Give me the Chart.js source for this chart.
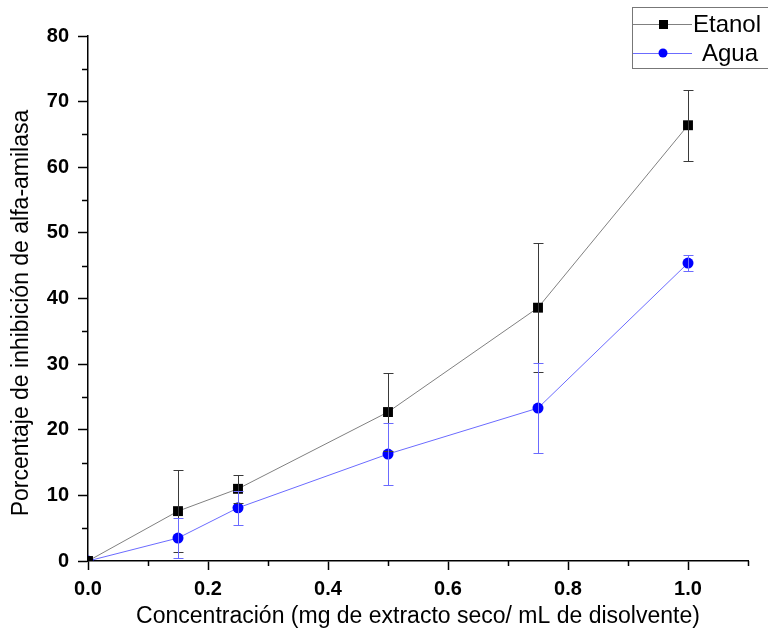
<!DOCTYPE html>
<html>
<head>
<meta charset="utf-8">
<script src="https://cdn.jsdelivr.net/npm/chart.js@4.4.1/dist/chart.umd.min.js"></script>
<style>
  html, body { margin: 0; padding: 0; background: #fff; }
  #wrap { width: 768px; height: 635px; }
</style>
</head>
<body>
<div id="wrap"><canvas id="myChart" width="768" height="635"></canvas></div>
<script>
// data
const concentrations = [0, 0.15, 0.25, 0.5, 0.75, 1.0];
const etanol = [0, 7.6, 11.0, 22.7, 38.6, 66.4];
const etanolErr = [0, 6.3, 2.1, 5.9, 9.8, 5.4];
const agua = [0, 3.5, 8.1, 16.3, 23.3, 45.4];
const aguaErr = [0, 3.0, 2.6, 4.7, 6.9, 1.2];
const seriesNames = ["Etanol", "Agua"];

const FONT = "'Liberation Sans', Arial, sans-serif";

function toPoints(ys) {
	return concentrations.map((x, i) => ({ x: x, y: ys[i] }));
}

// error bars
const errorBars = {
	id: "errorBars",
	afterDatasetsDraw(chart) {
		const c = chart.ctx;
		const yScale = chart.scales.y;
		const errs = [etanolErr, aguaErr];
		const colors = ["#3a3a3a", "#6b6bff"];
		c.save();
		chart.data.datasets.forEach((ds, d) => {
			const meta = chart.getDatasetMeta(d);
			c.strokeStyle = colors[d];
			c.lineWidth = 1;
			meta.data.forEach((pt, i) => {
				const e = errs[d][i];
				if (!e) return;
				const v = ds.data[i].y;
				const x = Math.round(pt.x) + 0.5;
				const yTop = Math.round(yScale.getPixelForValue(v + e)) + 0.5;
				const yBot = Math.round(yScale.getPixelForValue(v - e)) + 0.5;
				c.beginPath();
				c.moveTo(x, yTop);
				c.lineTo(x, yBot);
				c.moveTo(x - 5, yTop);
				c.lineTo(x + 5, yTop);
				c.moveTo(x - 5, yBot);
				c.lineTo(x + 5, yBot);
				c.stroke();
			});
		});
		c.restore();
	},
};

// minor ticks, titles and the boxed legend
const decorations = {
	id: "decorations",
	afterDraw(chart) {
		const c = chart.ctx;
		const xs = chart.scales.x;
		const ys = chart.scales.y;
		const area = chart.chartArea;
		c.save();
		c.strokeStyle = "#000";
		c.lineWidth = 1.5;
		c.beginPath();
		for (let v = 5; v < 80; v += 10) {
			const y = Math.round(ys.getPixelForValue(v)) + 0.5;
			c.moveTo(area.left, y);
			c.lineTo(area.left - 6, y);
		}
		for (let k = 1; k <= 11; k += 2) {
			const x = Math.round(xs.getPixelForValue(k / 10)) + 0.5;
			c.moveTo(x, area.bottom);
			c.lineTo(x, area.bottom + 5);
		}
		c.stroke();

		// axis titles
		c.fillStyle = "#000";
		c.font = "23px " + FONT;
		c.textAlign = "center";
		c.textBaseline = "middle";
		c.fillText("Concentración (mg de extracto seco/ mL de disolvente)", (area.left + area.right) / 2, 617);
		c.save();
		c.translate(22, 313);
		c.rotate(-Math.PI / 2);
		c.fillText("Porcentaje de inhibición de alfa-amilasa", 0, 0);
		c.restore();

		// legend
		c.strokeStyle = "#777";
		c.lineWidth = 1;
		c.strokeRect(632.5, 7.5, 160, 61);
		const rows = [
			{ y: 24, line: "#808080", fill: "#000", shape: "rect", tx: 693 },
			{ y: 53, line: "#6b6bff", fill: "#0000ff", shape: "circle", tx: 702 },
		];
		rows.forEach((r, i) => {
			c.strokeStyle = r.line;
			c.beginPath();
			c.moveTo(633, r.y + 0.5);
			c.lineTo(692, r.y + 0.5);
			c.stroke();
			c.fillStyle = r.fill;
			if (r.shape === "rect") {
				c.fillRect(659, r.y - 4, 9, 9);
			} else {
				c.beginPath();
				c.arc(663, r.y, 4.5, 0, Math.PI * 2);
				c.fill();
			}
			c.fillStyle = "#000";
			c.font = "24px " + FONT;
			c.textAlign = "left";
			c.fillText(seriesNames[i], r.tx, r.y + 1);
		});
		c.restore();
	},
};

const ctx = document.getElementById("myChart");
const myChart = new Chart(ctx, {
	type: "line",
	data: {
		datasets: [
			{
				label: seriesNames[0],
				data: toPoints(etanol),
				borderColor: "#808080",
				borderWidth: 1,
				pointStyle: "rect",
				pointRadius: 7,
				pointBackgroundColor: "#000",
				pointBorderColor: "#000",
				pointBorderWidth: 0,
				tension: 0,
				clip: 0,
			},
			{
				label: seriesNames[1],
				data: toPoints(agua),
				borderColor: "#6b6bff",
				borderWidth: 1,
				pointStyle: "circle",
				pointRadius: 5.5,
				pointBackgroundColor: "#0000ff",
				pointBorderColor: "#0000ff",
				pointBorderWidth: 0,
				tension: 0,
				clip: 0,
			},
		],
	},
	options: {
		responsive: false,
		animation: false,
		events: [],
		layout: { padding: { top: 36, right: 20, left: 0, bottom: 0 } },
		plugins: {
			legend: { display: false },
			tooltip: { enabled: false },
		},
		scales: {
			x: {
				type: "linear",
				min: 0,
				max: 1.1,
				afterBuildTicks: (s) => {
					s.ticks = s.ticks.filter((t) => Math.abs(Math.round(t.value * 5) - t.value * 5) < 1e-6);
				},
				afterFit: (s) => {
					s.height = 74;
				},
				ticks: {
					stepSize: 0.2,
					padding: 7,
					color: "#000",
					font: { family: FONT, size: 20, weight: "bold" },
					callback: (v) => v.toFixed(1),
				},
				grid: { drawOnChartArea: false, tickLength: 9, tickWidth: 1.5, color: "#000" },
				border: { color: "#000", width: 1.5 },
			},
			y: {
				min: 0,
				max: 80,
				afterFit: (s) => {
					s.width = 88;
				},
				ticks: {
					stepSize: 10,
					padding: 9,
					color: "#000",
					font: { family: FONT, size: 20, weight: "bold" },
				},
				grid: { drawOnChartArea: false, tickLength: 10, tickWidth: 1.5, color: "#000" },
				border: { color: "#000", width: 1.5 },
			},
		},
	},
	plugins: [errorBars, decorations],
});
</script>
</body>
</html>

- - - - - - -

• _TASK DESCRIPTION_
Without including any pictures, print all of the material exactly as given.

• _SOLUTION BELOW_
Give me the Chart.js source for this chart.
<!DOCTYPE html>
<html>
<head>
<meta charset="utf-8">
<script src="https://cdn.jsdelivr.net/npm/chart.js@4.4.1/dist/chart.umd.min.js"></script>
<style>
  html, body { margin: 0; padding: 0; background: #fff; }
  #wrap { width: 768px; height: 635px; }
</style>
</head>
<body>
<div id="wrap"><canvas id="myChart" width="768" height="635"></canvas></div>
<script>
// data
const concentrations = [0, 0.15, 0.25, 0.5, 0.75, 1.0];
const etanol = [0, 7.6, 11.0, 22.7, 38.6, 66.4];
const etanolErr = [0, 6.3, 2.1, 5.9, 9.8, 5.4];
const agua = [0, 3.5, 8.1, 16.3, 23.3, 45.4];
const aguaErr = [0, 3.0, 2.6, 4.7, 6.9, 1.2];
const seriesNames = ["Etanol", "Agua"];

const FONT = "'Liberation Sans', Arial, sans-serif";

function toPoints(ys) {
	return concentrations.map((x, i) => ({ x: x, y: ys[i] }));
}

// error bars
const errorBars = {
	id: "errorBars",
	afterDatasetsDraw(chart) {
		const c = chart.ctx;
		const yScale = chart.scales.y;
		const errs = [etanolErr, aguaErr];
		const colors = ["#3a3a3a", "#6b6bff"];
		c.save();
		chart.data.datasets.forEach((ds, d) => {
			const meta = chart.getDatasetMeta(d);
			c.strokeStyle = colors[d];
			c.lineWidth = 1;
			meta.data.forEach((pt, i) => {
				const e = errs[d][i];
				if (!e) return;
				const v = ds.data[i].y;
				const x = Math.round(pt.x) + 0.5;
				const yTop = Math.round(yScale.getPixelForValue(v + e)) + 0.5;
				const yBot = Math.round(yScale.getPixelForValue(v - e)) + 0.5;
				c.beginPath();
				c.moveTo(x, yTop);
				c.lineTo(x, yBot);
				c.moveTo(x - 5, yTop);
				c.lineTo(x + 5, yTop);
				c.moveTo(x - 5, yBot);
				c.lineTo(x + 5, yBot);
				c.stroke();
			});
		});
		c.restore();
	},
};

// minor ticks, titles and the boxed legend
const decorations = {
	id: "decorations",
	afterDraw(chart) {
		const c = chart.ctx;
		const xs = chart.scales.x;
		const ys = chart.scales.y;
		const area = chart.chartArea;
		c.save();
		c.strokeStyle = "#000";
		c.lineWidth = 1.5;
		c.beginPath();
		for (let v = 5; v < 80; v += 10) {
			const y = Math.round(ys.getPixelForValue(v)) + 0.5;
			c.moveTo(area.left, y);
			c.lineTo(area.left - 6, y);
		}
		for (let k = 1; k <= 11; k += 2) {
			const x = Math.round(xs.getPixelForValue(k / 10)) + 0.5;
			c.moveTo(x, area.bottom);
			c.lineTo(x, area.bottom + 5);
		}
		c.stroke();

		// axis titles
		c.fillStyle = "#000";
		c.font = "23px " + FONT;
		c.textAlign = "center";
		c.textBaseline = "middle";
		c.fillText("Concentración (mg de extracto seco/ mL de disolvente)", (area.left + area.right) / 2, 617);
		c.save();
		c.translate(22, 313);
		c.rotate(-Math.PI / 2);
		c.fillText("Porcentaje de inhibición de alfa-amilasa", 0, 0);
		c.restore();

		// legend
		c.strokeStyle = "#777";
		c.lineWidth = 1;
		c.strokeRect(632.5, 7.5, 160, 61);
		const rows = [
			{ y: 24, line: "#808080", fill: "#000", shape: "rect", tx: 693 },
			{ y: 53, line: "#6b6bff", fill: "#0000ff", shape: "circle", tx: 702 },
		];
		rows.forEach((r, i) => {
			c.strokeStyle = r.line;
			c.beginPath();
			c.moveTo(633, r.y + 0.5);
			c.lineTo(692, r.y + 0.5);
			c.stroke();
			c.fillStyle = r.fill;
			if (r.shape === "rect") {
				c.fillRect(659, r.y - 4, 9, 9);
			} else {
				c.beginPath();
				c.arc(663, r.y, 4.5, 0, Math.PI * 2);
				c.fill();
			}
			c.fillStyle = "#000";
			c.font = "24px " + FONT;
			c.textAlign = "left";
			c.fillText(seriesNames[i], r.tx, r.y + 1);
		});
		c.restore();
	},
};

const ctx = document.getElementById("myChart");
const myChart = new Chart(ctx, {
	type: "line",
	data: {
		datasets: [
			{
				label: seriesNames[0],
				data: toPoints(etanol),
				borderColor: "#808080",
				borderWidth: 1,
				pointStyle: "rect",
				pointRadius: 7,
				pointBackgroundColor: "#000",
				pointBorderColor: "#000",
				pointBorderWidth: 0,
				tension: 0,
				clip: 0,
			},
			{
				label: seriesNames[1],
				data: toPoints(agua),
				borderColor: "#6b6bff",
				borderWidth: 1,
				pointStyle: "circle",
				pointRadius: 5.5,
				pointBackgroundColor: "#0000ff",
				pointBorderColor: "#0000ff",
				pointBorderWidth: 0,
				tension: 0,
				clip: 0,
			},
		],
	},
	options: {
		responsive: false,
		animation: false,
		events: [],
		layout: { padding: { top: 36, right: 20, left: 0, bottom: 0 } },
		plugins: {
			legend: { display: false },
			tooltip: { enabled: false },
		},
		scales: {
			x: {
				type: "linear",
				min: 0,
				max: 1.1,
				afterBuildTicks: (s) => {
					s.ticks = s.ticks.filter((t) => Math.abs(Math.round(t.value * 5) - t.value * 5) < 1e-6);
				},
				afterFit: (s) => {
					s.height = 74;
				},
				ticks: {
					stepSize: 0.2,
					padding: 7,
					color: "#000",
					font: { family: FONT, size: 20, weight: "bold" },
					callback: (v) => v.toFixed(1),
				},
				grid: { drawOnChartArea: false, tickLength: 9, tickWidth: 1.5, color: "#000" },
				border: { color: "#000", width: 1.5 },
			},
			y: {
				min: 0,
				max: 80,
				afterFit: (s) => {
					s.width = 88;
				},
				ticks: {
					stepSize: 10,
					padding: 9,
					color: "#000",
					font: { family: FONT, size: 20, weight: "bold" },
				},
				grid: { drawOnChartArea: false, tickLength: 10, tickWidth: 1.5, color: "#000" },
				border: { color: "#000", width: 1.5 },
			},
		},
	},
	plugins: [errorBars, decorations],
});
</script>
</body>
</html>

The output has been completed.